The PDF file format is ubiquitous in many areas of computing life. It's the format of preference for most documents published on the web and is used in business wherever documents require a fixed layout that can be annotated, but not easily changed.
The two main ways to create and edit PDF files are through Adobe's own Acrobat application or using Nuance's PDF Converter. There are other PDF creating tools, but these two programs hold the lion's share of the market. PDF Converter has just been updated to version 5 and includes a raft of new features, some of which are not matched by Acrobat, even though it's over twice the price.
Additionally, PDF Converter 5 supports Microsoft's XPS document format, a more recent rival to PDF, which may be an advantage in an organisation that supports both types of electronic paper files.
Once installed, you can create PDF files using the PDF Converter print driver, which works from virtually any Windows application; from the macros installed as a separate group in the menu bar of Microsoft and WordPerfect Office applications; or from within the PDF Converter program itself.

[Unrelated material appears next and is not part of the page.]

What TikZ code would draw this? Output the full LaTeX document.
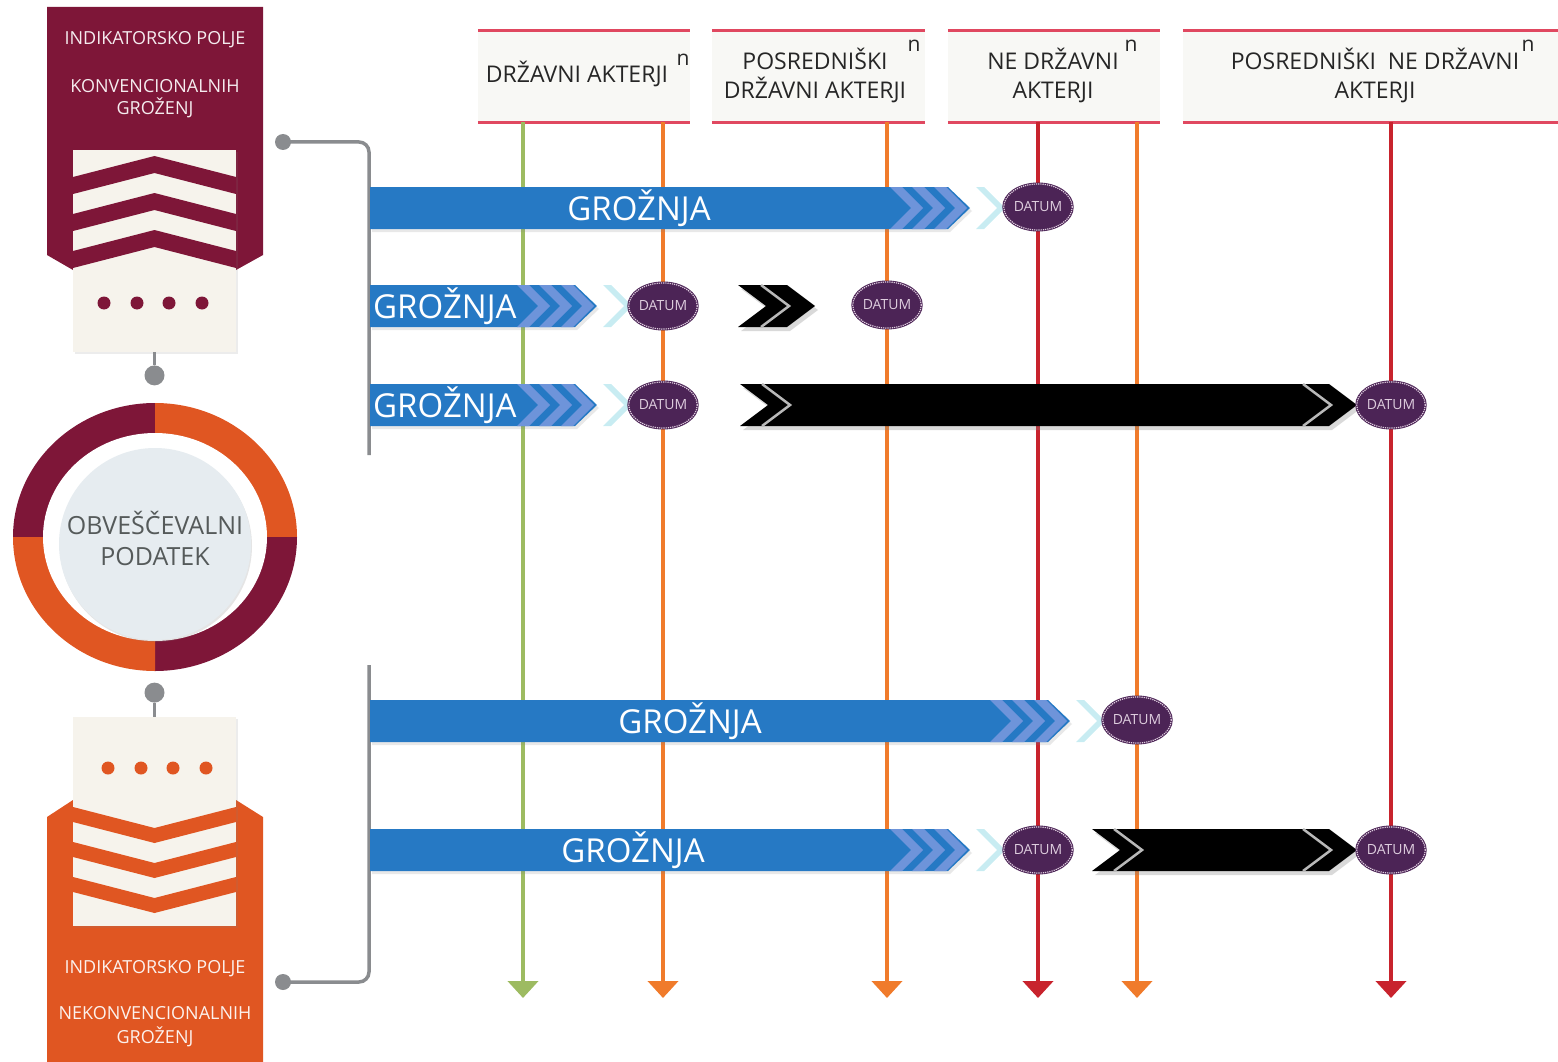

Within PDF Converter 5, tools are supplied for both new document creation and editing of existing PDF files. Previous tools, such as text and object touch-up, are supplemented by new extras like on-screen measurement and callouts. Measurement is particularly useful if you are working with scaled drawings, and callouts are handy when marking up a document for peer review. Comments in callouts can now be attached to any point within a page and the callout can be dragged to any position while still maintaining a link to its insertion point.
There are plenty of markup aids within the program, too, including the Active Markup Tool that enables you to edit text as if you're using a word processor. Here, though, it strikes through text you delete and adds any you type as a note to the document, thereby leaving the original content available.
The ultimate markup is redaction. This is the blacking out of commercially or strategically sensitive content when releasing documents to a wide audience. The Enterprise Edition of PDF Converter 5 can handle redaction, though it's not implemented in the Professional version.